Python: Type Aliases, Type Variables, New Types

By Jessie Hobb On Apr 26, 2023

PYTHON PROGRAMMING

See type aliases, type variables and new types in action

Python offers type hints. The choice is still yours. Photo by William Felker on Unsplash

As I wrote in the article below, if you want to use type hints in Python, do it the right way:

What is the right way? Simply put, one that makes your code readable and correct from a point of view of static type checkers. So, two things: readable and correct.

Among the things I mentioned in the article above was that creating type aliases is a great way of increasing readability. We will start our discussion with them, focusing on when they can help indeed. Then, we move on to using type variables (typing.TypeVar) and new types (typing.NewType), which will help us achieve what we wouldn’t be able to achieve using regular type aliases.

I will use Python 3.11 and mypy version 1.2.0.

Put simply, the point of using type aliases is twofold:

to let the user know, in a relatively simple way, what type an argument should have (should, as we’re still talking about type hints), and
to make statistic checkers happy.

Making static checkers happy should make us happy, too: An unhappy type checker usually means errors, or at the very least some inconsistencies.

For some users, point 2 is the only one worth mentioning — since static checking is the only reason they use type hints. It helps them avoid mistakes.

Sure, that’s great — but that’s not all. Type hints can help us do more than that. And note that if our only aim is to satisfy static checkers, type aliases would have no use, as they don’t help static checkers at all. They help the user.

For me, both points are equally important. These days, when reading a function, I pay close attention to its annotations. When written well, they help me understand the function. When written poorly — not to mention incorrectly — they make the function less readable than had it been defined without any annotations whatsoever.

Let’s start off with type aliases. I will show you their two main use cases. Then, we will see type aliases can help in rather simple situations, and sometimes we need something more. In our case, type variables and new types will come to rescue.

Type aliases offer a simple yet powerful tool to make type hints clearer. I will reuse here a nice and convincing example from Python documentation on type aliases:

from collections.abc import SequenceConnectionOptions = dict[str, str]
Address = tuple[str, int]
Server = tuple[Address, ConnectionOptions]
def broadcast_message(message: str,
servers: Sequence[Server]
) -> None:
...

As the documentation says, the above type signature for servers is exactly equivalent to the one used below:

def broadcast_message(
message: str,
servers: Sequence[tuple[tuple[str, int], dict[str, str]]]
) -> None:
...

As you see, the equivalency is not full: while the two signatures are indeed equivalent in terms of code, they do differ in readability.
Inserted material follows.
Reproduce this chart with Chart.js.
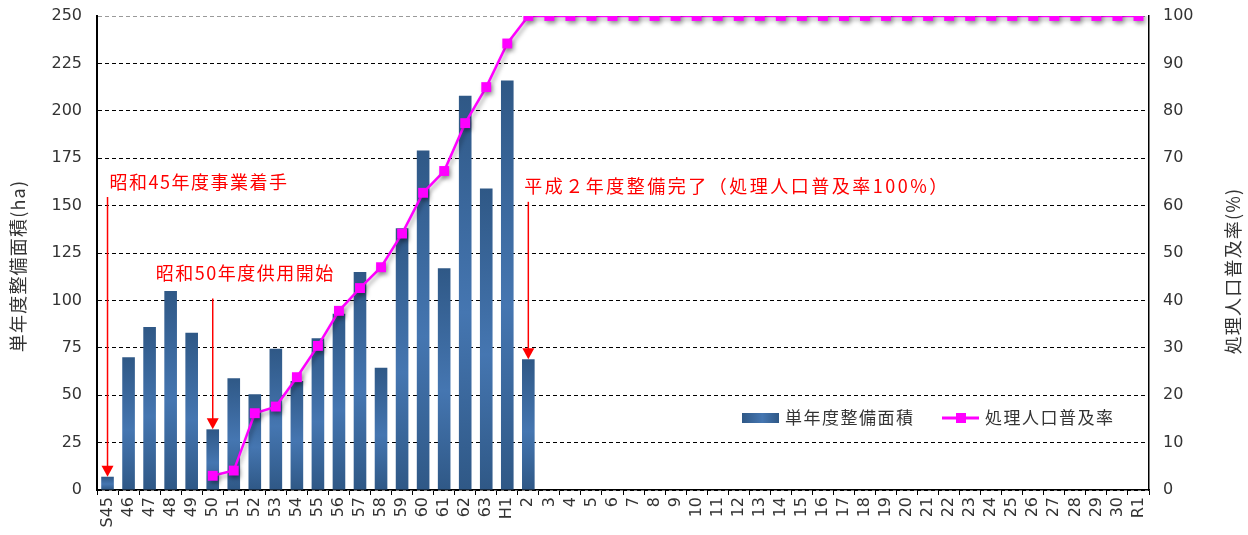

The point here lies in this type signature:

servers: Sequence[tuple[tuple[str, int], dict[str, str]]]

Although it’s difficult to read and understand, after redefining to Sequence[Server] using several type aliases, it has become much clearer. What helps is the information conveyed by the type aliases used in the signature. Good naming can do wonders.

Note that we could make this type signature a little different, by adding one more type alias:

Servers = Sequence[Server]servers: Servers

but to me, Sequence[Server] is much better than Servers, as I immediately see I deal with an object that implements the Sequence protocol. It can be a list, for instance. Besides, we already have the argument’s name servers, so creating a type alias Servers seems redundant.

Surely, understanding this very signature to its last detail using these type aliases is not simple:

ConnectionOptions = dict[str, str]
Address = tuple[str, int]
Server = tuple[Address, ConnectionOptions]
servers: Sequence[Server]

but thanks to the type aliases ConnectionOptions, Address, and Server and their clear meaning, it’s much simpler than understanding this signature:

servers: Sequence[tuple[tuple[str, int], dict[str, str]]]

Simply put, with so complex types, raw type signatures will make static checkers happy — but they will unlikely make the users’ lives easier. Type aliases can help achieve that — they help communicate additional information about a variable, function, class or method to the user. They act as a communication tool.

Type aliases as a communication tool: Further considerations

Okay, let’s jump into another example. This time, we will try to utilize type aliases in order to improve our communication with the user in a simpler situation than before.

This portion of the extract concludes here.